→ Given task
Return the material exactly as supplied, apart from the pictures, which are omitted.

⁂

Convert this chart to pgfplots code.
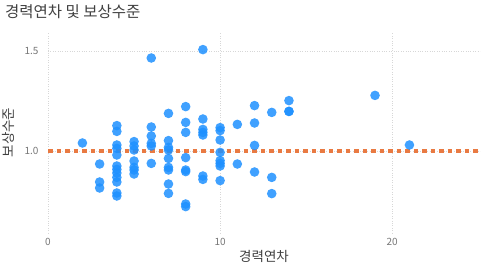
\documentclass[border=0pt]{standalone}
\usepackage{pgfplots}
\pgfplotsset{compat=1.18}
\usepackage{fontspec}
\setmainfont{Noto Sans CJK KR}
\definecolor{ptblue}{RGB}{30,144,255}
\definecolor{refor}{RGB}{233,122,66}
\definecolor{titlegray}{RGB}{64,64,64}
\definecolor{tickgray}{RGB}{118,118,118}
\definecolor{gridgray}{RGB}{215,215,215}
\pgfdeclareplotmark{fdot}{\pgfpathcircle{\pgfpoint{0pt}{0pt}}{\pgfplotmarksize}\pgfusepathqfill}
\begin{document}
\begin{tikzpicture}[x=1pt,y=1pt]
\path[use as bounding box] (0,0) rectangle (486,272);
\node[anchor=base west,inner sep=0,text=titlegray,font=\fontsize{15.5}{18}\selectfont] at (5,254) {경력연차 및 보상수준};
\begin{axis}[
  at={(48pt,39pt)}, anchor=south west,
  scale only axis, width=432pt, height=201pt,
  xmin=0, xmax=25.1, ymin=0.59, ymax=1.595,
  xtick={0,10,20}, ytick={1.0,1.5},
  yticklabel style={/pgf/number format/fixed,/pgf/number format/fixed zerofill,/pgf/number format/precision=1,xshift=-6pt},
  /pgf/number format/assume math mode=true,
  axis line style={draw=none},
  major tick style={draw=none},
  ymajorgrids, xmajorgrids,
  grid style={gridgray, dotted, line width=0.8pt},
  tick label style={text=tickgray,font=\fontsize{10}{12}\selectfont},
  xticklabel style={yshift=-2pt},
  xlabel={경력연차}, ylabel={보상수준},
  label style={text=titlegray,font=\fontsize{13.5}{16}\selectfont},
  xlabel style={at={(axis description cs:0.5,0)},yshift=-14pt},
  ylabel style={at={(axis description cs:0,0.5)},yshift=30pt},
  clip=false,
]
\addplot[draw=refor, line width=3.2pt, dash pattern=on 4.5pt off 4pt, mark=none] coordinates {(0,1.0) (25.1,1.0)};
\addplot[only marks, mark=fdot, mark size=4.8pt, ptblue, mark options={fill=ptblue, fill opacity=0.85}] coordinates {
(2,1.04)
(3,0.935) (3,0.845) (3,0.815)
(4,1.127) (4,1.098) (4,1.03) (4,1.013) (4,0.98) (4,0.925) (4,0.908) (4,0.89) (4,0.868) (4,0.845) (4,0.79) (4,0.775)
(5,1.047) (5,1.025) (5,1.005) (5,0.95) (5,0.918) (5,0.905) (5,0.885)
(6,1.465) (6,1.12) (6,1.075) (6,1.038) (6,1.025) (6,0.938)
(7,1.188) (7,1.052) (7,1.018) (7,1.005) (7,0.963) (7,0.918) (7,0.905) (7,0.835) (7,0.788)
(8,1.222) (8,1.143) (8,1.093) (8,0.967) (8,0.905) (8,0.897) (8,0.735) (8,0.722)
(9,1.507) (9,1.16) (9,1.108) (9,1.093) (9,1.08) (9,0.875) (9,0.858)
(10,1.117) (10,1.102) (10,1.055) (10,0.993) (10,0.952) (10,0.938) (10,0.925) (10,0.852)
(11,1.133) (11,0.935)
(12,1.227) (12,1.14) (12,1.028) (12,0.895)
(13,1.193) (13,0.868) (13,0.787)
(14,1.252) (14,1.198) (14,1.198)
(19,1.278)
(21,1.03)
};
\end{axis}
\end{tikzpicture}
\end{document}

⁂

→ Task answer
Convert this chart to pgfplots code.
\documentclass[border=0pt]{standalone}
\usepackage{pgfplots}
\pgfplotsset{compat=1.18}
\usepackage{fontspec}
\setmainfont{Noto Sans CJK KR}
\definecolor{ptblue}{RGB}{30,144,255}
\definecolor{refor}{RGB}{233,122,66}
\definecolor{titlegray}{RGB}{64,64,64}
\definecolor{tickgray}{RGB}{118,118,118}
\definecolor{gridgray}{RGB}{215,215,215}
\pgfdeclareplotmark{fdot}{\pgfpathcircle{\pgfpoint{0pt}{0pt}}{\pgfplotmarksize}\pgfusepathqfill}
\begin{document}
\begin{tikzpicture}[x=1pt,y=1pt]
\path[use as bounding box] (0,0) rectangle (486,272);
\node[anchor=base west,inner sep=0,text=titlegray,font=\fontsize{15.5}{18}\selectfont] at (5,254) {경력연차 및 보상수준};
\begin{axis}[
  at={(48pt,39pt)}, anchor=south west,
  scale only axis, width=432pt, height=201pt,
  xmin=0, xmax=25.1, ymin=0.59, ymax=1.595,
  xtick={0,10,20}, ytick={1.0,1.5},
  yticklabel style={/pgf/number format/fixed,/pgf/number format/fixed zerofill,/pgf/number format/precision=1,xshift=-6pt},
  /pgf/number format/assume math mode=true,
  axis line style={draw=none},
  major tick style={draw=none},
  ymajorgrids, xmajorgrids,
  grid style={gridgray, dotted, line width=0.8pt},
  tick label style={text=tickgray,font=\fontsize{10}{12}\selectfont},
  xticklabel style={yshift=-2pt},
  xlabel={경력연차}, ylabel={보상수준},
  label style={text=titlegray,font=\fontsize{13.5}{16}\selectfont},
  xlabel style={at={(axis description cs:0.5,0)},yshift=-14pt},
  ylabel style={at={(axis description cs:0,0.5)},yshift=30pt},
  clip=false,
]
\addplot[draw=refor, line width=3.2pt, dash pattern=on 4.5pt off 4pt, mark=none] coordinates {(0,1.0) (25.1,1.0)};
\addplot[only marks, mark=fdot, mark size=4.8pt, ptblue, mark options={fill=ptblue, fill opacity=0.85}] coordinates {
(2,1.04)
(3,0.935) (3,0.845) (3,0.815)
(4,1.127) (4,1.098) (4,1.03) (4,1.013) (4,0.98) (4,0.925) (4,0.908) (4,0.89) (4,0.868) (4,0.845) (4,0.79) (4,0.775)
(5,1.047) (5,1.025) (5,1.005) (5,0.95) (5,0.918) (5,0.905) (5,0.885)
(6,1.465) (6,1.12) (6,1.075) (6,1.038) (6,1.025) (6,0.938)
(7,1.188) (7,1.052) (7,1.018) (7,1.005) (7,0.963) (7,0.918) (7,0.905) (7,0.835) (7,0.788)
(8,1.222) (8,1.143) (8,1.093) (8,0.967) (8,0.905) (8,0.897) (8,0.735) (8,0.722)
(9,1.507) (9,1.16) (9,1.108) (9,1.093) (9,1.08) (9,0.875) (9,0.858)
(10,1.117) (10,1.102) (10,1.055) (10,0.993) (10,0.952) (10,0.938) (10,0.925) (10,0.852)
(11,1.133) (11,0.935)
(12,1.227) (12,1.14) (12,1.028) (12,0.895)
(13,1.193) (13,0.868) (13,0.787)
(14,1.252) (14,1.198) (14,1.198)
(19,1.278)
(21,1.03)
};
\end{axis}
\end{tikzpicture}
\end{document}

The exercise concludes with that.